There is no gainsaying Ryanair’s success with flights. Since launching Always Getting Better three years ago, Ryanair has seen its customer numbers jump from 80 million to over 110 million a year. Traffic figures last month were 10.6 million against 9.5 million in May 2015 and the load factor was an extremely good 94%.

In the year to end-March its revenue rose by 16% to €6.5 billion and profit after tax was 43% higher at €1.24 billion. The shares have been outperforming the rest of the sector.

However, good things don’t last forever. Ryanair warned in its May announcement to shareholders that this year it expected profit after tax to rise ‘only modestly’, say by 13%. Ryanair has cut its costs, but oil prices could rise further and sterling is particularly volatile.

While key summer bookings were on average 2% ahead of the year before, the average fares were, however, lower.

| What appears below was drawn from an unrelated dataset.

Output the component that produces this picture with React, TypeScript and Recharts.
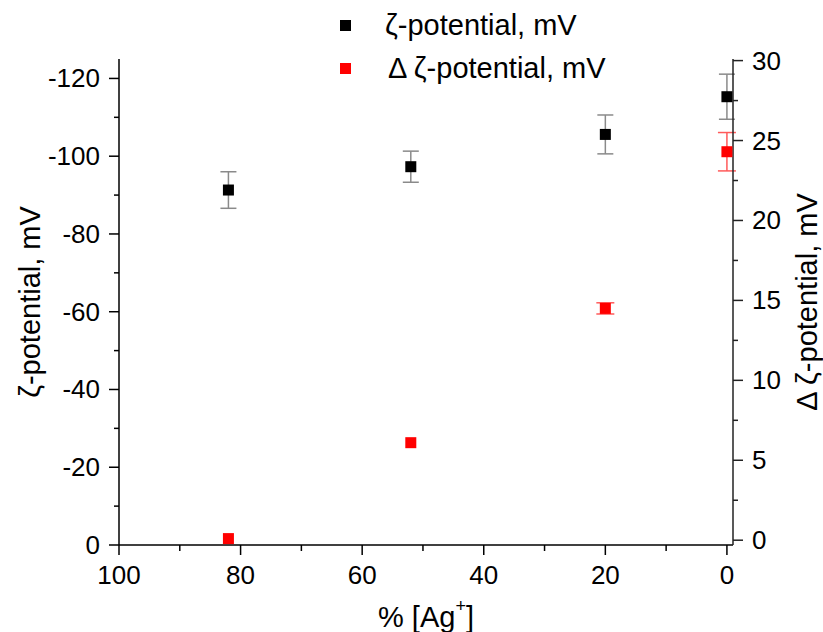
import {
  ScatterChart,
  Scatter,
  XAxis,
  YAxis,
  ErrorBar,
  Legend
} from "recharts";

// values
const agPercent = [82, 52, 20, 0]
const zetaValues = [-91.3, -97.3, -105.6, -115.3]
const zetaErrors = [4.7, 4.0, 5.0, 5.8]
const deltaZetaValues = [0.1, 6.1, 14.5, 24.3]
const deltaZetaErrors = [null, null, 0.35, 1.2]

const xTicks = [100, 90, 80, 70, 60, 50, 40, 30, 20, 10, 0]
const leftTicks = [-120, -110, -100, -90, -80, -70, -60, -50, -40, -30, -20, -10, 0]
const rightTicks = [0, 2.5, 5, 7.5, 10, 12.5, 15, 17.5, 20, 22.5, 25, 27.5, 30]

const seriesNames = ["ζ-potential, mV", "Δ ζ-potential, mV"]
const seriesColors = ["#000000", "#ff0000"]

const zetaData = agPercent.map((x, i) => ({ x, y: zetaValues[i], err: zetaErrors[i] }))
const deltaData = agPercent.map((x, i) => ({ x, y: deltaZetaValues[i], err: deltaZetaErrors[i] }))

const W = 823
const H = 632
const LEFT = 119
const RIGHT = 733
const TOP = 59
const BOTTOM = 545
const FONT = "'Liberation Sans', Arial, sans-serif"

const square = (color: string) => (props: any) => (
  <rect x={props.cx - 5.5} y={props.cy - 5.5} width={11} height={11} fill={color} />
)

const XTick = (props: any) => {
  const v = props.payload.value
  const major = v % 20 === 0
  return (
    <g>
      <line x1={props.x} x2={props.x} y1={BOTTOM} y2={BOTTOM + (major ? 10 : 6)} stroke="#000" strokeWidth={1.5} />
      {major && (
        <text x={props.x} y={BOTTOM + 30} textAnchor="middle" dominantBaseline="central"
          fontSize={26} fontFamily={FONT} fill="#000">{v}</text>
      )}
    </g>
  )
}

const LeftTick = (props: any) => {
  const v = props.payload.value
  const major = v % 20 === 0
  return (
    <g>
      <line x1={LEFT} x2={LEFT - (major ? 10 : 5)} y1={props.y} y2={props.y} stroke="#000" strokeWidth={1.5} />
      {major && (
        <text x={LEFT - 19} y={props.y} textAnchor="end" dominantBaseline="central"
          fontSize={26} fontFamily={FONT} fill="#000">{v}</text>
      )}
    </g>
  )
}

const RightTick = (props: any) => {
  const v = props.payload.value
  const major = v % 5 === 0
  return (
    <g>
      <line x1={RIGHT} x2={RIGHT + (major ? 10 : 5)} y1={props.y} y2={props.y} stroke="#222" strokeWidth={1.5} />
      {major && (
        <text x={RIGHT + 19} y={props.y} textAnchor="start" dominantBaseline="central"
          fontSize={26} fontFamily={FONT} fill="#000">{v}</text>
      )}
    </g>
  )
}

// legend drawn in series order, as in the figure
const renderLegend = () => (
  <div style={{ position: "relative", width: W, height: 95, fontFamily: FONT }}>
    {seriesNames.map((name, i) => (
      <div key={i} style={{ position: "absolute", top: 4 + i * 43, left: 340, height: 43, display: "flex", alignItems: "center" }}>
        <div style={{ width: 11, height: 11, background: seriesColors[i] }} />
        <span style={{ marginLeft: i === 0 ? 34 : 37, fontSize: 29, color: "#000", whiteSpace: "nowrap" }}>
          {name}
        </span>
      </div>
    ))}
  </div>
)

export default function App() {
  return (
    <div style={{ position: "absolute", left: 0, top: 0, width: W, height: H, background: "#fff" }}>
      <ScatterChart width={W} height={H} margin={{ top: TOP, right: 0, bottom: 0, left: 0 }}>
        <XAxis
          type="number"
          dataKey="x"
          domain={[-1, 100]}
          reversed
          ticks={xTicks}
          interval={0}
          height={H - BOTTOM}
          axisLine={{ stroke: "#000", strokeWidth: 1.5 }}
          tickLine={false}
          tick={<XTick />}
          label={{
            content: () => (
              <text x={(LEFT + RIGHT) / 2} y={617} textAnchor="middle" dominantBaseline="central"
                fontSize={29} fontFamily={FONT} fill="#000">
                % [Ag<tspan dy={-11} fontSize={18}>+</tspan><tspan dy={11}>]</tspan>
              </text>
            )
          }}
        />
        <YAxis
          yAxisId="left"
          type="number"
          dataKey="y"
          orientation="left"
          domain={[-125, 0]}
          reversed
          ticks={leftTicks}
          interval={0}
          width={LEFT}
          axisLine={{ stroke: "#000", strokeWidth: 1.5 }}
          tickLine={false}
          tick={<LeftTick />}
          label={{
            content: () => (
              <text x={30} y={(TOP + BOTTOM) / 2} textAnchor="middle" dominantBaseline="central"
                transform={`rotate(-90, 30, ${(TOP + BOTTOM) / 2})`}
                fontSize={29} fontFamily={FONT} fill="#000">
                ζ-potential, mV
              </text>
            )
          }}
        />
        <YAxis
          yAxisId="right"
          type="number"
          dataKey="y"
          orientation="right"
          domain={[-0.3, 30.1]}
          ticks={rightTicks}
          interval={0}
          width={W - RIGHT}
          axisLine={{ stroke: "#222", strokeWidth: 1.5 }}
          tickLine={false}
          tick={<RightTick />}
          label={{
            content: () => (
              <text x={807} y={(TOP + BOTTOM) / 2} textAnchor="middle" dominantBaseline="central"
                transform={`rotate(-90, 807, ${(TOP + BOTTOM) / 2})`}
                fontSize={29} fontFamily={FONT} fill="#000">
                Δ ζ-potential, mV
              </text>
            )
          }}
        />
        <Legend
          layout="vertical"
          verticalAlign="middle"
          align="center"
          content={renderLegend}
          wrapperStyle={{ top: 0, left: 0, width: W }}
        />
        <Scatter
          name={seriesNames[0]}
          yAxisId="left"
          data={zetaData}
          fill={seriesColors[0]}
          shape={square(seriesColors[0])}
          isAnimationActive={false}
        >
          <ErrorBar dataKey="err" direction="y" width={8} stroke="#8a8a8a" strokeWidth={1.5} />
        </Scatter>
        <Scatter
          name={seriesNames[1]}
          yAxisId="right"
          data={deltaData}
          fill={seriesColors[1]}
          shape={square(seriesColors[1])}
          isAnimationActive={false}
        >
          <ErrorBar dataKey="err" direction="y" width={9} stroke="#ff5a5a" strokeWidth={1.5} />
        </Scatter>
      </ScatterChart>
    </div>
  )
}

O’Leary sees 2016 fares as a whole as being “flat if not slightly down”, and Bloomberg had a figure of 7% lower.  Customers adopting a wait-and-see approach, given uncertainty around a possible Brexit, could be a driver.

Cheapflights MD Andrew Shelton told EyeforTravel: “Uncertainty is definitely filtering down to the consumer – after an initial surge of 40% in searches for travel to Europe and a 20% year-on-year increase in the weeks since – we’re finding that Brits are holding off on making a commitment to book. Conversion has remained steady versus this time last year – suggesting that there’s a lot of pent up demand out there as travellers wait and see which way the vote goes on the 24th June.” 

Putting more colour into the background to the move into accommodation, O’Leary has been referring to prospects of a ‘fare war in Europe’. Though, of course, as he said in his video on the latest financial results, as ever he  ‘expects to win’.